Hi Heather. I'm a little late in commenting. It's a tough situation. We're not in it yet as Matthew is only going to be 2 this October. But I already think about next year when he starts school and the years that follow. Inclusion is the ideal setting but when the rubber meets the road and faced with real challenges as you are facing right now, adjustments have to be made. Even if it seems like there is no middle ground as far as the school system is concerned, there must be a solution somewhere, somehow. I believe there are options that just need to be figured out. Hang in there! **Hugs** If there isn't a tried-and-true solution in the school yet, this might be an opportunity to create one. Pave the way for other kiddos in the future who might walk your path. Here I go sounding ideal again and maybe overly optimistic.

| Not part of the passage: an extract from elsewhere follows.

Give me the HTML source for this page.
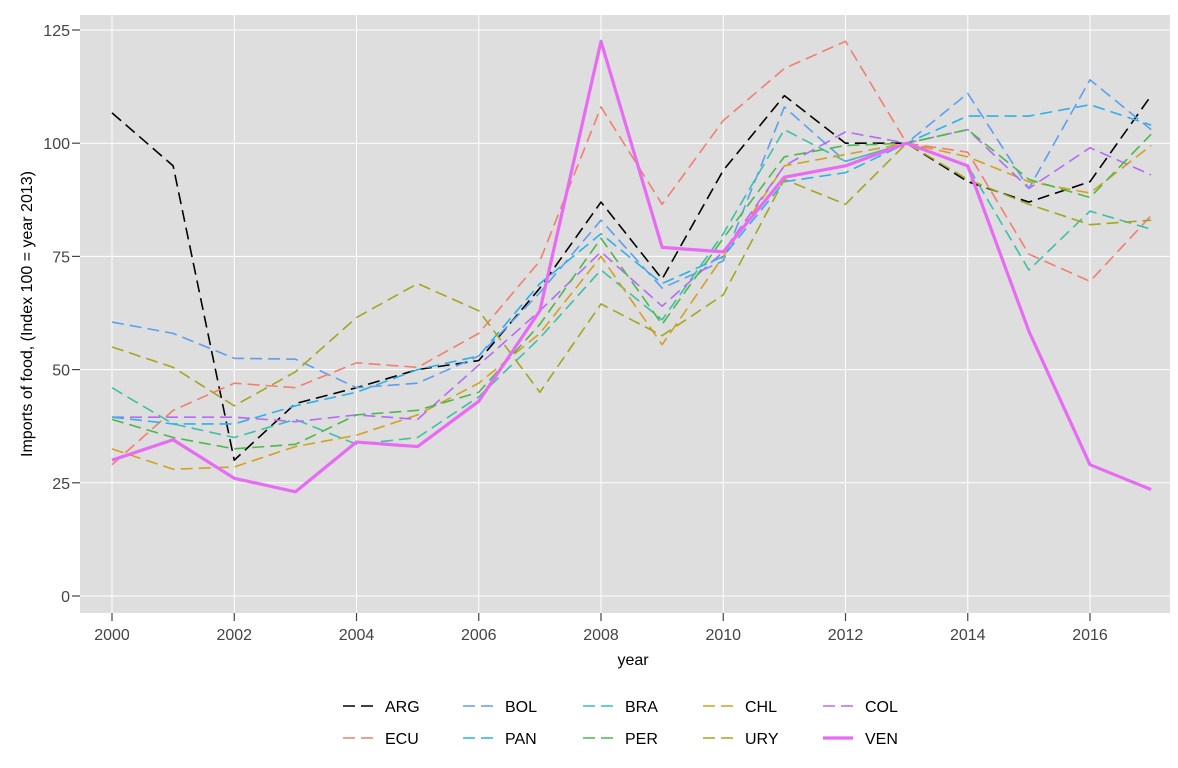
<!DOCTYPE html>
<html><head><meta charset="utf-8"><style>
body{margin:0;background:#fff;font-family:"Liberation Sans",sans-serif;}
svg text{font-family:"Liberation Sans",sans-serif;}
</style></head><body>
<svg id="c" width="1178" height="763">
<rect x="80" y="15" width="1090" height="598" fill="#dedede"/>
<g id="grid"></g><g id="lines"></g><g id="axes"></g><g id="legend"></g>
<text x="633" y="665" text-anchor="middle" font-size="16" fill="#000">year</text>
<text transform="translate(32,314) rotate(-90)" text-anchor="middle" font-size="16" fill="#000">Imports of food, (Index 100 = year 2013)</text>
</svg>
<script>
const years=[2000,2001,2002,2003,2004,2005,2006,2007,2008,2009,2010,2011,2012,2013,2014,2015,2016,2017];
const xTicks=[2000,2002,2004,2006,2008,2010,2012,2014,2016];
const yTicks=[0,25,50,75,100,125];
const seriesNames=["ARG","BOL","BRA","CHL","COL","ECU","PAN","PER","URY","VEN"];
const ARG=[106.7,95,30,42.5,46,50,52,68,87,70,94,110.5,100,100,91.5,87,91.5,110.5];
const BOL=[60.5,58,52.5,52.3,46,47,53,67,83,68,74,108,96,100,111,90,114,103];
const BRA=[46,38,35,39,33.5,35,44,57,72,61,80,103,96,100,95,72,85,81];
const CHL=[32.5,28,28.5,33,35.5,40,47,58,75,55.5,75,95,97.5,100,97,91.5,89,99.5];
const COL=[39.5,39.5,39.5,38.5,40,39,51,63,76,64,76,95,102.5,100,103,90,99,93];
const ECU=[29,41,47,46,51.5,50.5,58,74,108,86.5,105,116.5,122.5,100,98,75.5,69.5,84];
const PAN=[39.5,38,38,42,45,50,53,69,80,69,75,91.5,93.5,100,106,106,108.5,104];
const PER=[39,35,32.5,33.5,40,41,45,60,79,60,79,97,99.5,100,103,92,88,102];
const URY=[55,50.5,42,49.5,61.5,69,63,45,64.5,57.5,66.5,92,86.5,100,92,86.5,82,83];
const VEN=[30,34.5,26,23,34,33,43,63,122.5,77,76,92.5,95,100,95,58.5,29,23.5];
const dataMap={ARG,BOL,BRA,CHL,COL,ECU,PAN,PER,URY,VEN};
const colors={ARG:"#000",BOL:"#5E9EF0",BRA:"#3DBFA8",CHL:"#D4A020",COL:"#B56BF5",ECU:"#F07F6E",PAN:"#2FB0E8",PER:"#4CB84C",URY:"#A5A520",VEN:"#E76BF3"};
const NS="http://www.w3.org/2000/svg";
const xs=y=>112+(y-2000)*(1090-112)/16;
const ys=v=>596-v*(596-30)/125;
function mk(t,a,p){const e=document.createElementNS(NS,t);for(const k in a)e.setAttribute(k,a[k]);p.appendChild(e);return e;}
const grid=document.getElementById('grid'),axes=document.getElementById('axes');
xTicks.forEach(t=>{const g=mk('line',{x1:xs(t),x2:xs(t),y1:15,y2:613,stroke:'#fff','stroke-width':1},grid);


const tk=mk('line',{x1:xs(t),x2:xs(t),y1:613,y2:621,stroke:'#444','stroke-width':1.2},axes);


const l=mk('text',{x:xs(t),y:640,'text-anchor':'middle','font-size':16,fill:'#444'},axes);l.textContent=t;

});
yTicks.forEach(t=>{const g=mk('line',{x1:80,x2:1170,y1:ys(t),y2:ys(t),stroke:'#fff','stroke-width':1},grid);


const tk=mk('line',{x1:72,x2:80,y1:ys(t),y2:ys(t),stroke:'#444','stroke-width':1.2},axes);


const l=mk('text',{x:70,y:ys(t)+6,'text-anchor':'end','font-size':16,fill:'#444'},axes);l.textContent=t;

});
const lines=document.getElementById('lines');
seriesNames.forEach(n=>{const d=dataMap[n];const pts=d.map((v,i)=>xs(years[i])+','+ys(v)).join(' ');
const ven=n==="VEN";
const p=mk('polyline',{points:pts,fill:'none',stroke:colors[n],'stroke-width':ven?3.2:1.6,'stroke-dasharray':ven?'none':'12 6','stroke-linejoin':'round'},lines);

});
const leg=document.getElementById('legend');
const legOrder=[["ARG","BOL","BRA","CHL","COL"],["ECU","PAN","PER","URY","VEN"]];
legOrder.forEach((row,r)=>row.forEach((n,c)=>{const kx=343+c*120,ky=706+r*32;
const ven=n==="VEN";
const k=mk('line',{x1:kx,x2:kx+30,y1:ky,y2:ky,stroke:colors[n],'stroke-width':ven?3.2:1.6,'stroke-dasharray':ven?'none':'12 6'},leg);


const t=mk('text',{x:kx+42,y:ky+6,'font-size':16,fill:'#000'},leg);t.textContent=n;

}));
</script>
</body></html>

As with anything in life, it's easier said than done. Also, the fact that you are recognizing the anticipated challenges and thinking of possible solutions for Morgan demonstrates that you are NOT setting her up to fail.

datri said...

I think schooling has got to be one of the hardest thing in this journey. Kayla is extremely "low-functioning" (she functions at an 9 - 18 month level and is going into Kindy) and I suppose that it is a good thing because the choice was relatively easy for us (private special education school). It completely broke my heart when I came to the reality that inclusion would not be in her future, although she has been successful in an integrated PreK setting. But "real" school is a different story. Yeah, I've heard about how inclusion is best regardless of level of functioning and all that, but if the school and people who are working with your child aren't behind the idea 100%, it really is setting your child up for failure. And honestly, I don't want to be teaching the teachers how to deal with my child. I want teachers who have a whole bag of tricks and innovations to teach my child.